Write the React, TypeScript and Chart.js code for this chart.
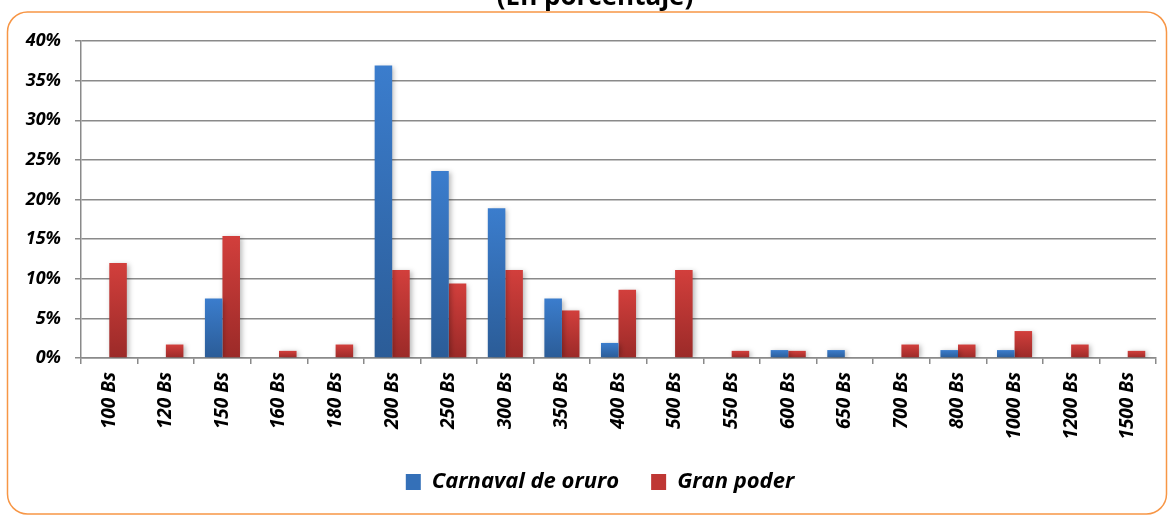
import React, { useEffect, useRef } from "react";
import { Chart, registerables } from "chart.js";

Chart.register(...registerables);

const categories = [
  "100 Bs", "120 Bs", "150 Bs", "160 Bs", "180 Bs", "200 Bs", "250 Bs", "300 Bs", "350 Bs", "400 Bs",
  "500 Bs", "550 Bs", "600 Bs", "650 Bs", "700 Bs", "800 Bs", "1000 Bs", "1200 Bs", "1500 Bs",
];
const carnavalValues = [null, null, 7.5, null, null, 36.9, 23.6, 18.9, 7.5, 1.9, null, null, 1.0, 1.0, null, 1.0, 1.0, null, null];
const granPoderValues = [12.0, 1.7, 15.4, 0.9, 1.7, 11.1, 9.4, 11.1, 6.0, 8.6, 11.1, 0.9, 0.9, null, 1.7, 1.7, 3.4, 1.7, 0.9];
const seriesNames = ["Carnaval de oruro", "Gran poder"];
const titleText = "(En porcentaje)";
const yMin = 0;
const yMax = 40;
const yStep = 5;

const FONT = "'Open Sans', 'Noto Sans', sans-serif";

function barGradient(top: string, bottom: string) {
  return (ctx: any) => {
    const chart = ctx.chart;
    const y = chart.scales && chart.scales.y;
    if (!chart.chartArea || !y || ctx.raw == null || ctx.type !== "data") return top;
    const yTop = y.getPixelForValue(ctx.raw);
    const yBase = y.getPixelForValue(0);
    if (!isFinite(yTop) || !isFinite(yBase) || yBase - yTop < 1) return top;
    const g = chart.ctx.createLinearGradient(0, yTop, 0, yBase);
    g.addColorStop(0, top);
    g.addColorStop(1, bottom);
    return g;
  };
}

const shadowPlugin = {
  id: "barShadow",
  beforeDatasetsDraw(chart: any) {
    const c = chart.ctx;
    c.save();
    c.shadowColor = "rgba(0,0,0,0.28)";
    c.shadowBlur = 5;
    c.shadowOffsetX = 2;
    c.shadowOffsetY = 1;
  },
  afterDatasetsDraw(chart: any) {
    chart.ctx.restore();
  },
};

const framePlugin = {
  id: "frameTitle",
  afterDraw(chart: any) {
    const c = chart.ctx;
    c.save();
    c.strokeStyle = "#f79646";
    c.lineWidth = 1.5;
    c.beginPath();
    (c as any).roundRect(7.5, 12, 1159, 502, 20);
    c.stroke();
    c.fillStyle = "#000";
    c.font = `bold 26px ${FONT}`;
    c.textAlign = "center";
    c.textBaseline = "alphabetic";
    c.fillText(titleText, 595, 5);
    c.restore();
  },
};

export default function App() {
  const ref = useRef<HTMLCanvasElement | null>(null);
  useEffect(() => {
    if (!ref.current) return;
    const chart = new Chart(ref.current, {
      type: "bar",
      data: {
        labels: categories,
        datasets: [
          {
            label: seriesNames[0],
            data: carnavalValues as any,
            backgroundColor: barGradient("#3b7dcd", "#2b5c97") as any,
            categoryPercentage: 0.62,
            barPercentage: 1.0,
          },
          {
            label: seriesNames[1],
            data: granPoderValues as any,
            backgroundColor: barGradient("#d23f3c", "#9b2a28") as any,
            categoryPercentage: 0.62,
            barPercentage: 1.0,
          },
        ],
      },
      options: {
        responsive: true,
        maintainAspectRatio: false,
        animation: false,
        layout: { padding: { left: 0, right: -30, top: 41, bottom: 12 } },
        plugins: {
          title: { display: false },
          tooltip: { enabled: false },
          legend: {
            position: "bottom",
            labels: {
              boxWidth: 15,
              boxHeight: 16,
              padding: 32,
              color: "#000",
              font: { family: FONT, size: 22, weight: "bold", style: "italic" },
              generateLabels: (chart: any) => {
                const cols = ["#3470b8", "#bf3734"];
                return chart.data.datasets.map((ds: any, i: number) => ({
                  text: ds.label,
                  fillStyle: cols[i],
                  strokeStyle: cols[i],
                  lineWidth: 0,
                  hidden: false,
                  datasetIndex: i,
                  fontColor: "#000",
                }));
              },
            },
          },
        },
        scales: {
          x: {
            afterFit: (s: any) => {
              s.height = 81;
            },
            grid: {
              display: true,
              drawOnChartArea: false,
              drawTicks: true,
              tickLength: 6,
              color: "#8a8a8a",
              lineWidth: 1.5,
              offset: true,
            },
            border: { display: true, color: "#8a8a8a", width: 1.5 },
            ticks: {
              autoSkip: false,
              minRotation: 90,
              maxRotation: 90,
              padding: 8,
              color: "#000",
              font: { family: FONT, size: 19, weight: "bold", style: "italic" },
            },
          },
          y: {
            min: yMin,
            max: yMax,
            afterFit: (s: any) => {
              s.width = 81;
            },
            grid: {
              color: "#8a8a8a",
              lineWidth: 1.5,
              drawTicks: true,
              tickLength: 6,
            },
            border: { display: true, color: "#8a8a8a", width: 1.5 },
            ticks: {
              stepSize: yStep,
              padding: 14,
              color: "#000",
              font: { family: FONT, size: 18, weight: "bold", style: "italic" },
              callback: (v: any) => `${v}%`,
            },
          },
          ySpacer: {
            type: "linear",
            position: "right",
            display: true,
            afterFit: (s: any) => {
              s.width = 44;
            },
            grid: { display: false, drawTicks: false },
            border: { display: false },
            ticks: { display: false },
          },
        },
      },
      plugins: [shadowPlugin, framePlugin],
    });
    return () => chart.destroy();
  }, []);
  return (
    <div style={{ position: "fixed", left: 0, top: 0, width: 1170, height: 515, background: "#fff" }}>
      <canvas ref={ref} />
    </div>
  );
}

PROBLEM:
Repeat only the lines from the beginning of the material through the line containing "Chart.register(...registerables);", both ends kept, leaving pictures out.

EXERCISE RESPONSE:
Write the React, TypeScript and Chart.js code for this chart.
import React, { useEffect, useRef } from "react";
import { Chart, registerables } from "chart.js";

Chart.register(...registerables);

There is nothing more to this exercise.